My thirteenth year was a good year for me. I firmly suspect that this was when I peaked, and that the time since then has been a slow and steady decline into... God Knows What. Everyone has their peculiar theories about life; this is mine.
A large part of the reason that seventh grade was just so wonderful was that, up to this point, I had somehow managed to escape middle school awkwardness. Sure, I may have worn blue eye shadow to my school photo and looked slightly circus clown-ish, but the only one this really angered was my mother who had to pay for the photo and clearly didn't understand anything about being fashion-forward.
There is other evidence that I cite when bringing up this theory. I was dating a popular cute boy (don't judge me, it was middle school). I had great hair and the right clothes (which involved a long purple butterfly skirt for my first day of school outfit. But I swear- other people thought it was cool, too.) I was invited to the good parties, where kids danced in basements while their parents pretended to be busy upstairs. I was able to walk around school without a hall pass. And this was my last year where I didn't really have to try at school, and therefore had a bunch of free time afforded by the complete lack of effort in all things related to homework and studying. My twin sister and I, along with a group of our friends, had charmed an English teacher into let us watch the television Dawson's Creek (rated PG-13!) during lunchtime on the old television in his room. Needless to say, I felt pret-tee darn cool.
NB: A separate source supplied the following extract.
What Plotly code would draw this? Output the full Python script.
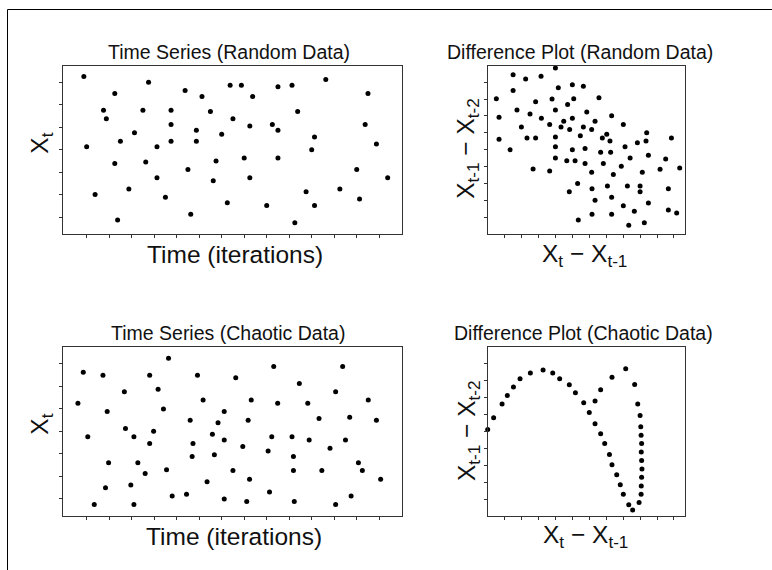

Only adding to this was the fact that my sister was in college. College was hands-down the coolest thing I had ever heard of. Kate got to stay up late, go out with her friends, and live away from home. She got free tee-shirts from the student union, a big coup for me. She took me out for ice-cream when we visited her college. (Side note: my admiration can almost always be bought with desserts. Kate already had my love, but the ice cream really helped to seal the deal.) On the days not spent watching Dawson's Creek, I held court at the lunch table, amusing my peers with tidbits of the "college" life. (It involved a lot of freedom and ice cream.) But there was one event that occurred during my 13th year that forever cemented the fate of my coolness, and that was the night I learned how to tap a keg.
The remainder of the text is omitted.